[Exercise requirements]
Make an exact copy of each entry, leaving out every picture.
_ _ _ _ _
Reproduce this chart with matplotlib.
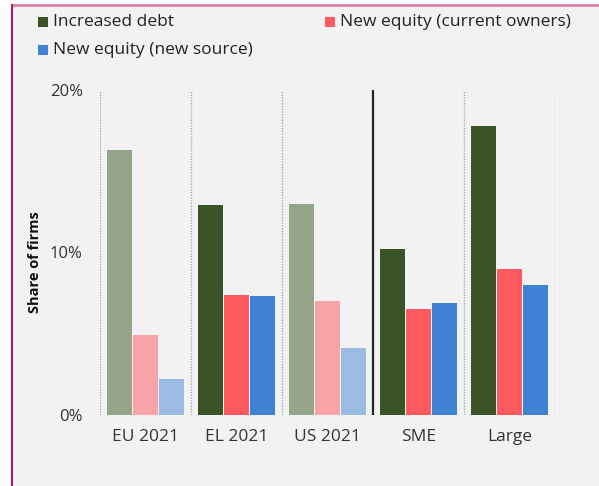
import matplotlib
matplotlib.use("Agg")
import matplotlib.pyplot as plt
from matplotlib.patches import Rectangle
from matplotlib.lines import Line2D
import numpy as np

plt.rcParams['font.family'] = ['Open Sans', 'DejaVu Sans']

categories = ["EU 2021", "EL 2021", "US 2021", "SME", "Large"]
series_names = ["Increased debt", "New equity (current owners)", "New equity (new source)"]
increased_debt = [16.3, 12.9, 13.0, 10.2, 17.8]
equity_current = [4.9, 7.4, 7.0, 6.5, 9.0]
equity_new = [2.2, 7.3, 4.1, 6.9, 8.0]
y_ticks = [0, 10, 20]
y_tick_labels = ["0%", "10%", "20%"]

strong = ["#3b5427", "#ff5a5f", "#3f82d4"]
faded = ["#96a48a", "#f8a3a8", "#9bbbe2"]
faded_groups = {"EU 2021", "US 2021"}

W, H = 599, 486
fig = plt.figure(figsize=(W / 100, H / 100), dpi=100)
fig.patch.set_facecolor("white")

# panel background and border
fig.patches.append(Rectangle((12 / W, 0), 1 - 12 / W, (H - 5) / H, transform=fig.transFigure,
                             facecolor="#f2f2f2", edgecolor="none", zorder=-5))
fig.lines.append(Line2D([12 / W, 1], [(H - 5) / H, (H - 5) / H], transform=fig.transFigure,
                        color="#d882a8", lw=2, zorder=-4))
fig.lines.append(Line2D([12 / W, 12 / W], [0, (H - 5) / H], transform=fig.transFigure,
                        color="#b0186c", lw=1.5, zorder=-4))

ax = fig.add_axes([100 / W, (H - 415) / H, (555 - 100) / W, (415 - 90) / H])
ax.set_facecolor("none")
ax.set_zorder(1)

x = np.arange(len(categories))
width = 0.275
offset = 0.285
data = [increased_debt, equity_current, equity_new]
for i, vals in enumerate(data):
    cols = [faded[i] if c in faded_groups else strong[i] for c in categories]
    ax.bar(x + (i - 1) * offset, vals, width, color=cols, edgecolor="none", zorder=3)

for xv in [-0.5, 0.5, 1.5, 3.5, 4.5]:
    ax.plot([xv, xv], [0, 20], color="#a8a8a8", lw=1, linestyle=(0, (1, 1)), zorder=1)
ax.plot([2.5, 2.5], [0, 20], color="#222222", lw=1.6, zorder=2)

ax.set_xlim(-0.5, 4.5)
ax.set_ylim(0, 20)
ax.set_yticks(y_ticks)
ax.set_yticklabels(y_tick_labels, fontsize=12, color="#333333")
ax.set_xticks(x)
ax.set_xticklabels(categories, fontsize=12.5, color="#333333")
ax.tick_params(axis='y', length=0, pad=12.5)
ax.tick_params(axis='x', length=0, pad=10)
for s in ax.spines.values():
    s.set_visible(False)

fig.text(35 / W, 1 - 262 / H, "Share of firms", rotation=90, ha="center", va="center",
         fontsize=10.5, fontweight="bold", color="#111111")

# legend
legend_items = [(38, 22, strong[0], series_names[0]),
                (325, 22, strong[1], series_names[1]),
                (38, 50, strong[2], series_names[2])]
for lx, ly, col, name in legend_items:
    fig.patches.append(Rectangle((lx / W, 1 - (ly + 5) / H), 10 / W, 10 / H,
                                 transform=fig.transFigure, facecolor=col, edgecolor="none"))
    fig.text((lx + 15) / W, 1 - ly / H, name, ha="left", va="center", fontsize=12.5, color="#222222")

fig.savefig("out.png", dpi=100, facecolor=fig.get_facecolor())
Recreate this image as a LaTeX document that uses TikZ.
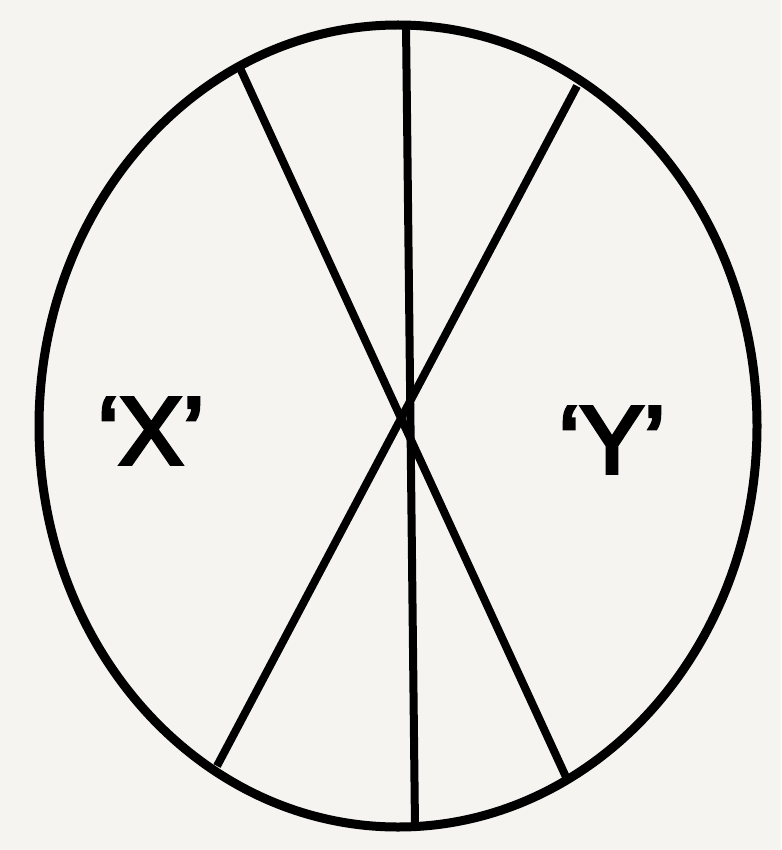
\documentclass[tikz,border=0pt]{standalone}
\usepackage{fontspec}
\setmainfont{Liberation Sans}
\newfontfamily\lblfont[FakeBold=4]{Liberation Sans}
\definecolor{bg}{HTML}{F5F4F1}
\begin{document}
\begin{tikzpicture}[x=1pt,y=-1pt,
  rim/.style={line width=9pt,black},
  chord/.style={line width=8pt,black},
  lbl/.style={font=\lblfont\fontsize{96}{100}\selectfont,inner sep=0pt}]
\fill[bg] (0,0) rectangle (781,850);
\useasboundingbox (0,0) rectangle (781,850);
\draw[rim] (398,426) ellipse [x radius=359, y radius=401];
\coordinate (t) at (406,25);
\coordinate (b) at (415,827);
\coordinate (tl) at (240,68);
\coordinate (br) at (566,777);
\coordinate (tr) at (577,86);
\coordinate (bl) at (217,766);
\draw[chord] (t) -- (b);
\draw[chord] (tl) -- (br);
\draw[chord] (tr) -- (bl);
\node[lbl] (x) at (151,431) {‘X’};
\node[lbl] (y) at (612,440) {‘Y’};
\end{tikzpicture}
\end{document}
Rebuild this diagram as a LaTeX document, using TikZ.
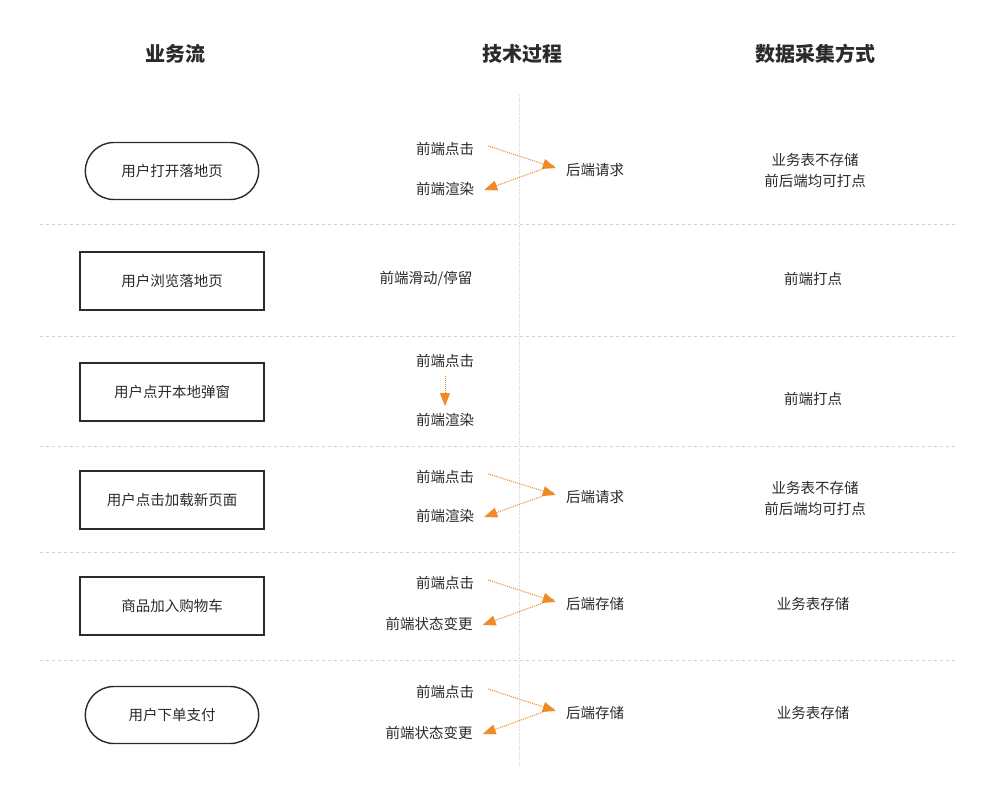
_ _ _ _ _
[Written answer]
Reproduce this chart with matplotlib.
import matplotlib
matplotlib.use("Agg")
import matplotlib.pyplot as plt
from matplotlib.patches import Rectangle
from matplotlib.lines import Line2D
import numpy as np

plt.rcParams['font.family'] = ['Open Sans', 'DejaVu Sans']

categories = ["EU 2021", "EL 2021", "US 2021", "SME", "Large"]
series_names = ["Increased debt", "New equity (current owners)", "New equity (new source)"]
increased_debt = [16.3, 12.9, 13.0, 10.2, 17.8]
equity_current = [4.9, 7.4, 7.0, 6.5, 9.0]
equity_new = [2.2, 7.3, 4.1, 6.9, 8.0]
y_ticks = [0, 10, 20]
y_tick_labels = ["0%", "10%", "20%"]

strong = ["#3b5427", "#ff5a5f", "#3f82d4"]
faded = ["#96a48a", "#f8a3a8", "#9bbbe2"]
faded_groups = {"EU 2021", "US 2021"}

W, H = 599, 486
fig = plt.figure(figsize=(W / 100, H / 100), dpi=100)
fig.patch.set_facecolor("white")

# panel background and border
fig.patches.append(Rectangle((12 / W, 0), 1 - 12 / W, (H - 5) / H, transform=fig.transFigure,
                             facecolor="#f2f2f2", edgecolor="none", zorder=-5))
fig.lines.append(Line2D([12 / W, 1], [(H - 5) / H, (H - 5) / H], transform=fig.transFigure,
                        color="#d882a8", lw=2, zorder=-4))
fig.lines.append(Line2D([12 / W, 12 / W], [0, (H - 5) / H], transform=fig.transFigure,
                        color="#b0186c", lw=1.5, zorder=-4))

ax = fig.add_axes([100 / W, (H - 415) / H, (555 - 100) / W, (415 - 90) / H])
ax.set_facecolor("none")
ax.set_zorder(1)

x = np.arange(len(categories))
width = 0.275
offset = 0.285
data = [increased_debt, equity_current, equity_new]
for i, vals in enumerate(data):
    cols = [faded[i] if c in faded_groups else strong[i] for c in categories]
    ax.bar(x + (i - 1) * offset, vals, width, color=cols, edgecolor="none", zorder=3)

for xv in [-0.5, 0.5, 1.5, 3.5, 4.5]:
    ax.plot([xv, xv], [0, 20], color="#a8a8a8", lw=1, linestyle=(0, (1, 1)), zorder=1)
ax.plot([2.5, 2.5], [0, 20], color="#222222", lw=1.6, zorder=2)

ax.set_xlim(-0.5, 4.5)
ax.set_ylim(0, 20)
ax.set_yticks(y_ticks)
ax.set_yticklabels(y_tick_labels, fontsize=12, color="#333333")
ax.set_xticks(x)
ax.set_xticklabels(categories, fontsize=12.5, color="#333333")
ax.tick_params(axis='y', length=0, pad=12.5)
ax.tick_params(axis='x', length=0, pad=10)
for s in ax.spines.values():
    s.set_visible(False)

fig.text(35 / W, 1 - 262 / H, "Share of firms", rotation=90, ha="center", va="center",
         fontsize=10.5, fontweight="bold", color="#111111")

# legend
legend_items = [(38, 22, strong[0], series_names[0]),
                (325, 22, strong[1], series_names[1]),
                (38, 50, strong[2], series_names[2])]
for lx, ly, col, name in legend_items:
    fig.patches.append(Rectangle((lx / W, 1 - (ly + 5) / H), 10 / W, 10 / H,
                                 transform=fig.transFigure, facecolor=col, edgecolor="none"))
    fig.text((lx + 15) / W, 1 - ly / H, name, ha="left", va="center", fontsize=12.5, color="#222222")

fig.savefig("out.png", dpi=100, facecolor=fig.get_facecolor())
Recreate this image as a LaTeX document that uses TikZ.
\documentclass[tikz,border=0pt]{standalone}
\usepackage{fontspec}
\setmainfont{Liberation Sans}
\newfontfamily\lblfont[FakeBold=4]{Liberation Sans}
\definecolor{bg}{HTML}{F5F4F1}
\begin{document}
\begin{tikzpicture}[x=1pt,y=-1pt,
  rim/.style={line width=9pt,black},
  chord/.style={line width=8pt,black},
  lbl/.style={font=\lblfont\fontsize{96}{100}\selectfont,inner sep=0pt}]
\fill[bg] (0,0) rectangle (781,850);
\useasboundingbox (0,0) rectangle (781,850);
\draw[rim] (398,426) ellipse [x radius=359, y radius=401];
\coordinate (t) at (406,25);
\coordinate (b) at (415,827);
\coordinate (tl) at (240,68);
\coordinate (br) at (566,777);
\coordinate (tr) at (577,86);
\coordinate (bl) at (217,766);
\draw[chord] (t) -- (b);
\draw[chord] (tl) -- (br);
\draw[chord] (tr) -- (bl);
\node[lbl] (x) at (151,431) {‘X’};
\node[lbl] (y) at (612,440) {‘Y’};
\end{tikzpicture}
\end{document}
Rebuild this diagram as a LaTeX document, using TikZ.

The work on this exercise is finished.